Set exercise:
Copy the first line of the entries below and every line after it through the line containing "const height = 420;". Do not include pictures.

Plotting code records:
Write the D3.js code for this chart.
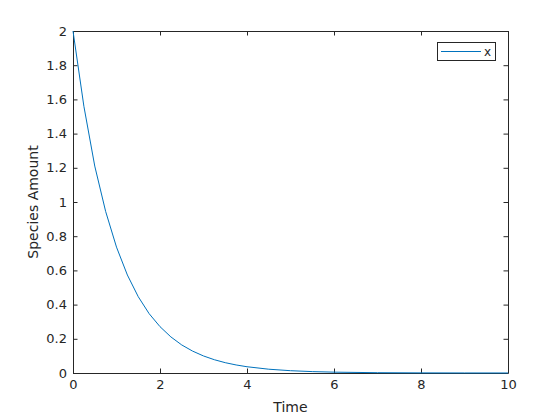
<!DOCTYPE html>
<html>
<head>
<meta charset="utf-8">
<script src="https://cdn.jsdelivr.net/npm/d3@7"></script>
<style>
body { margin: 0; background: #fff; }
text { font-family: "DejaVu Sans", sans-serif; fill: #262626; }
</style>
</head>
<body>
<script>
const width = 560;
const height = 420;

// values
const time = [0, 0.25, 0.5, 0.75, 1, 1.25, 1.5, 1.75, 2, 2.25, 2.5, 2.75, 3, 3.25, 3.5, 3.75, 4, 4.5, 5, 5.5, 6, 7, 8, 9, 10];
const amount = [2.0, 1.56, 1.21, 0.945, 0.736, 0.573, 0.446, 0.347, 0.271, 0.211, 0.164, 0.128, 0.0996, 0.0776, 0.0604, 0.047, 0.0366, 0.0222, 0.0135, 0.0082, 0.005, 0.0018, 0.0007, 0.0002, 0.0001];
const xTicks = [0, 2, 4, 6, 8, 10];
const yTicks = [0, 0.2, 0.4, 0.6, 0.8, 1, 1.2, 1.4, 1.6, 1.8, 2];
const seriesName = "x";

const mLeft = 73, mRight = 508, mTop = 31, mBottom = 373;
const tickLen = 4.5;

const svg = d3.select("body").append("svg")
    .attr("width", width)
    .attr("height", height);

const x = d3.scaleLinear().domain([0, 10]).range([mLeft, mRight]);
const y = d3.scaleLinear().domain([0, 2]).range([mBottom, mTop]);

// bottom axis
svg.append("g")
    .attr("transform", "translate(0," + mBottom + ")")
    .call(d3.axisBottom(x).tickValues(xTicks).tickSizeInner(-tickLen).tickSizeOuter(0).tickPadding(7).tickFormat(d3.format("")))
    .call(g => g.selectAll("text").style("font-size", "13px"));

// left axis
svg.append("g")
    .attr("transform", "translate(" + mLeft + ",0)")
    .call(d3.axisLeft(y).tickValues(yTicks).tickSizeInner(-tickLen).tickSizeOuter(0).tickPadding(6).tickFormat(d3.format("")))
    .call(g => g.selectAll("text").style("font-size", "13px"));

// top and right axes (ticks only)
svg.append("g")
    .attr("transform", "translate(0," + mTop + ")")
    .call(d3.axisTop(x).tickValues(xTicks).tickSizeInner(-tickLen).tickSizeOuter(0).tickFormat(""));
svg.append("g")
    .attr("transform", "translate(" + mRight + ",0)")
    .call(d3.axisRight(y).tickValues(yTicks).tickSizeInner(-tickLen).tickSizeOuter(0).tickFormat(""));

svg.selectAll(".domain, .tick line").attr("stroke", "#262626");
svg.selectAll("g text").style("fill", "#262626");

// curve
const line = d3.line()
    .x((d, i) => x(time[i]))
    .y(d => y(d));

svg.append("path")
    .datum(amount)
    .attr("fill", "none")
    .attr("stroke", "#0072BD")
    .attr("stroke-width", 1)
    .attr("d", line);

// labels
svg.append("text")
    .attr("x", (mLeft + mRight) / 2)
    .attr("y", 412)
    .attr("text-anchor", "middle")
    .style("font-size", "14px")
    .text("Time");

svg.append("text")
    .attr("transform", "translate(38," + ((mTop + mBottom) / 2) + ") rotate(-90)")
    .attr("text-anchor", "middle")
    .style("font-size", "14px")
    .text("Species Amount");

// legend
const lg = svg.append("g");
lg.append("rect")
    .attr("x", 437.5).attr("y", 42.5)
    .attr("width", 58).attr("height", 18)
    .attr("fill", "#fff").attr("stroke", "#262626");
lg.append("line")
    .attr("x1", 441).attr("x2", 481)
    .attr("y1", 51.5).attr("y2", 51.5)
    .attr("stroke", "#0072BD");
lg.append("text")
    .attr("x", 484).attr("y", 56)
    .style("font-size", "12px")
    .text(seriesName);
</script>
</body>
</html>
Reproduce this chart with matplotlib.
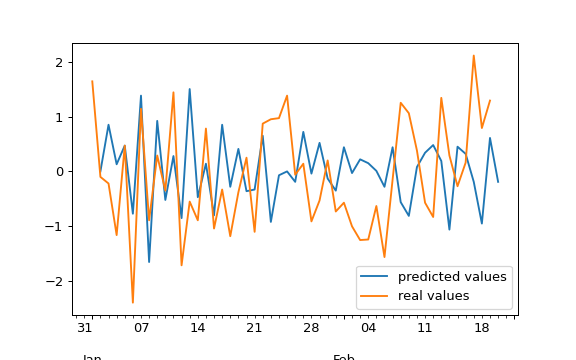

Task response:
Write the D3.js code for this chart.
<!DOCTYPE html>
<html>
<head>
<meta charset="utf-8">
<script src="https://cdn.jsdelivr.net/npm/d3@7"></script>
<style>
body { margin: 0; background: #fff; }
text { font-family: "DejaVu Sans", sans-serif; fill: #262626; }
</style>
</head>
<body>
<script>
const width = 560;
const height = 420;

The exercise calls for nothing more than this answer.